The Weather Channel debuted its IMR technology in June with a video depicting a hyper-realistic tornado. With sirens blaring in the background, an impromptu science lesson from on-camera meteorologist Jim Cantore turns into a death-defying drama as the storm tosses cars and downs power lines before eventually destroying The Weather Channel studio while Cantore seeks shelter.
“I watched hours of rehearsals and still flinched when the car dropped from the ceiling,” Nora Zimmett, senior vice president of content and programming at the Weather Company told The Washington Post in June. “To see the culmination of six months of front-line work appear on screen as an Immersive Mixed Reality experience emphasizes that the Weather Channel is the leader in groundbreaking technology.”
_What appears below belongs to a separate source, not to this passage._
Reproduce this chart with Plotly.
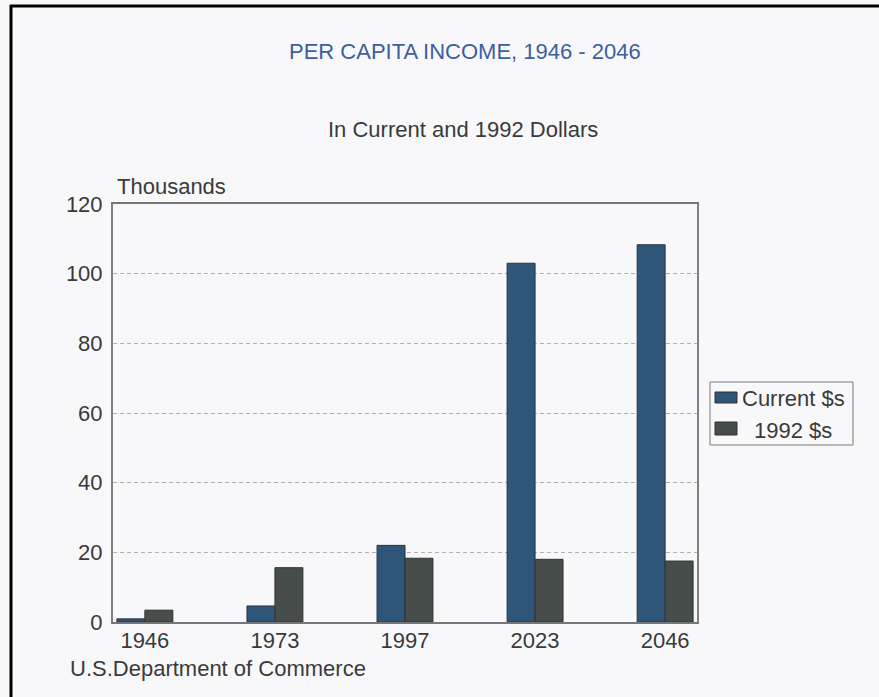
import plotly.graph_objects as go

years = ["1946", "1973", "1997", "2023", "2046"]
current_dollars = [0.9, 4.6, 22.0, 103.0, 108.3]
constant_1992 = [3.4, 15.6, 18.3, 18.0, 17.5]
series_names = ["Current $s", "1992 $s"]
y_ticks = [0, 20, 40, 60, 80, 100, 120]

current_color = "#2f5579"
constant_color = "#474d4a"

# plot-area pixel geometry used to place paper-referenced decorations
W, H = 879, 697
L, R, T, B = 113, 697, 204, 622
pw, ph = R - L, B - T


def px(x):
    return (x - L) / pw


def py(y):
    return (B - y) / ph


font_family = "Liberation Sans, Arial, sans-serif"
text_col = "#3a3a3a"
fs = 22

fig = go.Figure()
fig.add_trace(go.Bar(
    x=years, y=current_dollars, name=series_names[0],
    marker=dict(color=current_color, line=dict(color="#2a3340", width=1)),
))
fig.add_trace(go.Bar(
    x=years, y=constant_1992, name=series_names[1],
    marker=dict(color=constant_color, line=dict(color="#333333", width=1)),
))

fig.update_layout(
    width=W, height=H,
    margin=dict(l=L, r=W - R, t=T, b=H - B),
    paper_bgcolor="#f8f8fa",
    plot_bgcolor="#f8f8fa",
    barmode="group",
    bargap=0.57,
    bargroupgap=0,
    font=dict(family=font_family, color=text_col, size=fs),
    showlegend=False,
    xaxis=dict(
        type="category", range=[-0.245, 4.245],
        showgrid=False, ticks="", showline=True, linecolor="#777777",
        linewidth=2, mirror=True, tickfont=dict(size=fs, color=text_col),
        ticklabelstandoff=-2, fixedrange=True,
    ),
    yaxis=dict(
        range=[0, 120], tickvals=y_ticks, ticks="",
        showgrid=True, gridcolor="#b0b0b0", griddash="4px,3px", gridwidth=1,
        showline=True, linecolor="#808080", linewidth=2, mirror=True,
        zeroline=False, tickfont=dict(size=fs, color=text_col),
        ticklabelstandoff=4, fixedrange=True,
    ),
)

fig.add_annotation(
    text="PER CAPITA INCOME, 1946 - 2046", xref="paper", yref="paper",
    x=px(465), y=py(51), showarrow=False, xanchor="center", yanchor="middle",
    font=dict(size=fs, color="#3e5f9f"),
)
fig.add_annotation(
    text="In Current and 1992 Dollars", xref="paper", yref="paper",
    x=px(463), y=py(129), showarrow=False, xanchor="center", yanchor="middle",
    font=dict(size=fs, color=text_col),
)
fig.add_annotation(
    text="Thousands", xref="paper", yref="paper",
    x=px(115), y=py(187), showarrow=False, xanchor="left", yanchor="middle",
    font=dict(size=fs, color=text_col),
)
fig.add_annotation(
    text="U.S.Department of Commerce", xref="paper", yref="paper",
    x=px(68), y=py(668), showarrow=False, xanchor="left", yanchor="middle",
    font=dict(size=fs, color=text_col),
)

# legend box with swatches keyed to the series colours
fig.add_shape(type="rect", xref="paper", yref="paper",
              x0=px(710), x1=px(853), y0=py(382), y1=py(445),
              line=dict(color="#7a7a7a", width=1), fillcolor="rgba(0,0,0,0)")
legend_rows = [
    (series_names[0], current_color, 392, 403, 740, 398),
    (series_names[1], constant_color, 422, 435, 752, 430),
]
for name, color, sy0, sy1, tx, ty in legend_rows:
    fig.add_shape(type="rect", xref="paper", yref="paper",
                  x0=px(715), x1=px(737), y0=py(sy1), y1=py(sy0),
                  line=dict(color="#333333", width=1), fillcolor=color)
    fig.add_annotation(
        text=name, xref="paper", yref="paper", x=px(tx), y=py(ty),
        showarrow=False, xanchor="left", yanchor="middle",
        font=dict(size=fs, color=text_col),
    )

# black frame along the top and left edges of the page
fig.add_shape(type="line", xref="paper", yref="paper",
              x0=px(10), x1=px(W + 5), y0=py(6), y1=py(6),
              line=dict(color="#000000", width=3))
fig.add_shape(type="line", xref="paper", yref="paper",
              x0=px(11), x1=px(11), y0=py(5), y1=py(H + 5),
              line=dict(color="#000000", width=3))

fig.write_html("out.html")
The Weather Channel followed up with a segment exploring the dangers of lightning that debuted last month. The virtual graphics — produced using the same suite of tools video game developers use — are created in a new studio at the channel’s Atlanta headquarters.
Potts said the channel is in the process of transforming the day-to-day operations of weather presentation. The channel’s content creators aim to include IMR technology in 80 percent of its programming by 2020.
As far as television programming is concerned, he said, the weather remains a fairly steady series of reoccurring episodes. But, he noted, that doesn’t mean those who cover it have to be predictable as well.
“Pretty soon this technology will be part of your standard forecast,” Potts said. “From our studio in downtown Atlanta, we’ll be able to take you all over the world.”